Aristoteles mengatakan manusia adalah makhluk politik. Politik yang diharapkan Aristoteles pun yang mampu menyelenggarakan kemakmuran dan keadilan. Artinya politik yang tidak’politis’. Saat ada praktik politis itu mahasiswa menjadi garda terdepan untuk mengajukan protes dengan melakukan demonstrasi di jalan-jalan.

Sekarang kita ingat mahasiswa sering dicap jelek saat berdemo. Justru pada saat itulah mahasiswa coba mengaktifkan akal sehatnya dalam bentuk protes. Justru  di situlah salah satu  peran mahasiswa sebagai bagian intelegensia. 

Persis yang dikatakan Arief Budiman dalam aksinya  mahasiswa menggabungkan kritik dengan aksi-aksi massa. Dengan begitu mahasiswa menjadi kekuatan yang terus menjadi kekuatan yang menentang kekuatan penguasa.  

 
Jika hari ini ada iring-iringan anak muda yang berdemo berteriak anti sumpah pemuda. Sudah saatnya mahasiswa sebagai pemuda  untuk berfikir sehat. Justru di sumpah pemuda itu bisa kita hayati sebagai fundamen historis mentalitas berpolitik  yang mengaktifkan akal sehat kaum muda. Inilah politik anak muda.

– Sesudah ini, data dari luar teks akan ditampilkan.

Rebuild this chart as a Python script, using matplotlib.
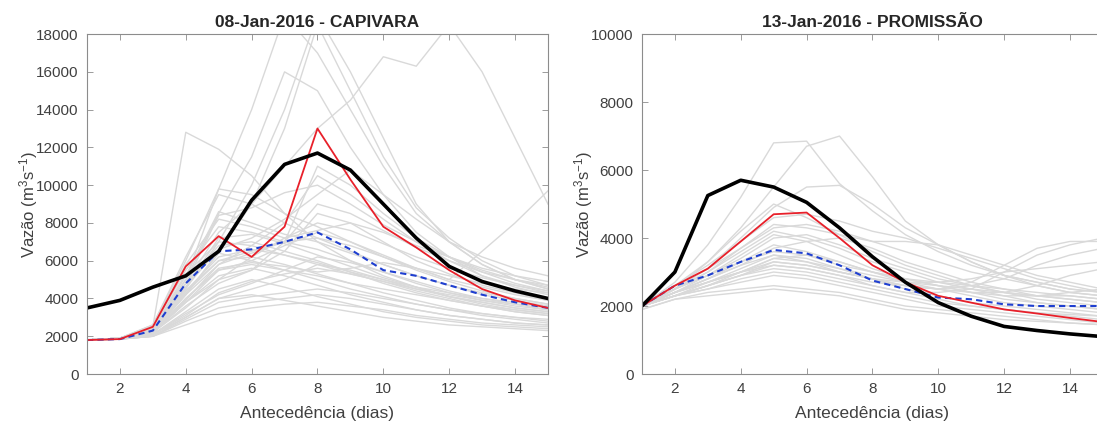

Jika hari ini kita jijik melihat spanduk-spanduk calon legislatif di jalan-jalan, di tahun politik ini bisa jadi ajang mahasiswa berdialog dan beradu  gagasan dengan mereka. Jangan-jangan mereka yang di spanduk-spanduk itu ‘monster’ yang siap menyerang negeri ini dengan praktik-praktik korupsinya. Politik pun hilang titahnya sebagai penyelenggaraan kemakmuran dan keadilan. Jadi yang kita ingat politik hari ini adalah politik itu kotor.

Kalaupun jalan politik menjadi jalan membangun negeri, haruskah  mahasiswa mesti aktif di politik? Pertanyaan mendasarnya politik yang seperti apa? Ahok dalam suratnya menyebutkan yakni politik yang jujur, bersih dan melayani. Jadilah  politikus yang berjuang untuk keadilan sosial, bukan untuk kekuasaan dan kekayaan (Surat dari dan untuk Pemimpin, Tempo Institute). Mahasiswa harus berani menjadi politikus.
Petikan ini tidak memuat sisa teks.